A procuradora-geral da República Raquel Dodge enviou nesta quinta-feira ao Supremo Tribunal Federal (STF) a sua primeira manifestação contra a tentativa de revisar a execução da pena após a condenação em segunda instância. No documento, obtido por VEJA, Dodge critica as decisões recentes de ministros que têm ignorado esse entendimento do plenário do STF, fixado no dia 5 de outubro de 2016. “Tem-se observado a sua progressiva inobservância em decisões monocráticas proferidas por Ministros do STF”, escreveu a procuradora-geral. “A revogação deste importante precedente, menos de um ano após a sua formação, vai de encontro à necessidade de se garantir um sistema jurídico estável e previsível”, completou.

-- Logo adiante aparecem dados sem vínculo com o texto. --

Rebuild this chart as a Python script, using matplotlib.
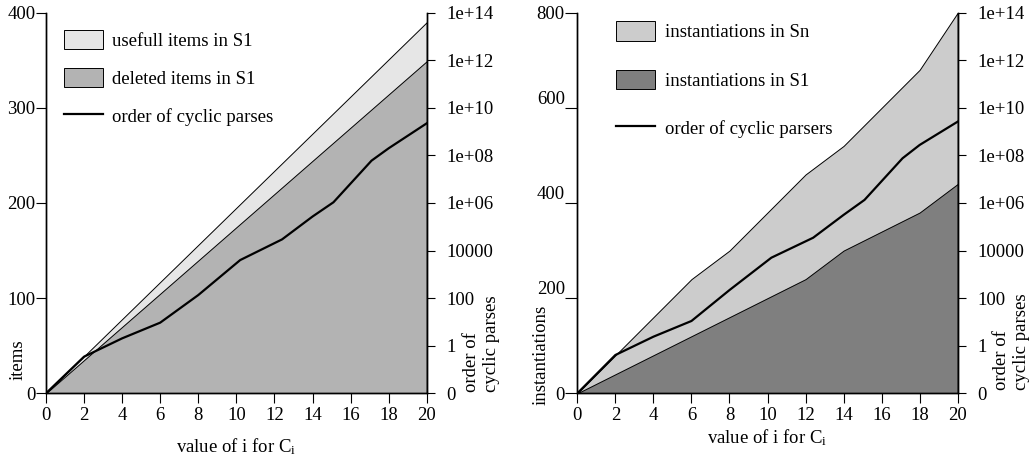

De 2009 até 2016, o Supremo entendia que a pena deveria ser executada, colocando o réu atrás das grades, somente quando a sentença transitasse em julgado. Ou seja, quando fossem esgotadas todas as instâncias e os trâmites dos tribunais. No entanto, em fevereiro de 2016, a Corte decidiu rever essa posição. Essa virada foi formada por um placar de 7 a 4 no plenário. O efeito dessa mudança foi imediato. No mês seguinte, o ex-senador Luiz Estevão, que ao longo de onze anos recorreu 36 vezes ao judiciário, foi preso por já ter sido condenado em segunda instância em 2006. Oito meses depois, o STF voltou a discutir essa questão, que continuava gerando controvérsia no meio jurídico. Numa nova votação, seis ministros votaram a favor de manter a execução penal após o julgamento em segunda instância, enquanto cinco foram contrários a esse entendimento. A partir daí, esperava-se que a questão estivesse resolvida. Só que não. Alguns ministros passaram a dar decisões contradizendo a jurisprudência do Supremo.
Para a procuradora-geral, a revogação desse entendimento por alguns integrantes do STF representa “triplo retrocesso”. Primeiro porque gera uma insegurança jurídica e coloca o “sistema de precedentes incorporado ao direito brasileiro” numa posição instável e sob descrédito. Segundo: o cumprimento da pena seria ameaçado com processos longos, “recursos protelatórios e penas prescritas”. Por fim, seria colocado em questão a própria “credibilidade da sociedade na Justiça, com a restauração da percepção de impunidade”.
Em sua manifestação, Dodge destaca que o ministro Gilmar Mendes tem seguido o entendimento de seu colega Dias Toffoli, proferindo decisões defendendo que a execução da pena deve aguardar o julgamento do recurso especial no Superior Tribunal de Justiça (STJ). Mas, de acordo com a procuradora-geral, isso poderá acarretar “os mesmos problemas que levaram à superação do antigo entendimento jurisprudencial acerca do tema: a interposição de recursos especiais incabíveis (e de outros expedientes processuais passíveis de serem manejados em seu bojo), voltados a alongar o processo e a forçar a ocorrência da prescrição punitiva ou executória”. Dodge também cita dois casos que estão sob a relatoria dos ministros Marco Aurélio e Ricardo Lewandowski.
Na atual composição do STF, dois votos podem inverter o placar fixado em agosto do ano passado. Um deles é o do ministro Alexandre Moraes, nomeado em fevereiro deste ano para substituir Teori Zavascki, morto em janeiro. Ao ser sabatinado no Senado, o magistrado novato não disse se é a favor ou contra a execução da pena em segunda instância. Apenas se limitou a declarar que a prisão antes de o processo transitar em julgado não fere a Constituição. O outro é o de Gilmar Mendes — que, apesar de ter votado a favor da prisão após o julgamento em segunda instância, costura com Toffoli uma alternativa em que o réu poderia ir para o xilindró somente após o julgamento de recurso especial no STJ. Nesse caso, alguns ministros acreditam que Moraes poderá encampar a proposta.
Sabendo disso, a procuradora-geral cita em sua manifestação um voto do ministro Luis Roberto Barroso em que se destaca um dado importante: o STJ só deu razão aos réus condenados em segunda instância em apenas 10,29% dos recursos especiais criminais interpostos entre janeiro de 2009 e junho de 2016. “Ou seja, ao se possibilitar a prisão do réu condenado nas instâncias ordinárias, mesmo que pendente recurso especial, não se levará à prisão alguém que será absolvido depois, quando do julgamento de tal recurso pelo STJ”, afirma Dodge. “O máximo que poderá acontecer, e ainda assim muito raramente (o que se deduz diante do baixo percentual de provimento de recursos especiais pelo STJ), é que a prisão atinja alguém que, posteriormente, tenha sua pena reduzida no julgamento do recurso especial, alterando-se, assim, o regime de cumprimento de pena”, diz a procuradora-geral. A manifestação de Dodge será apreciada pelos ministros do Supremo.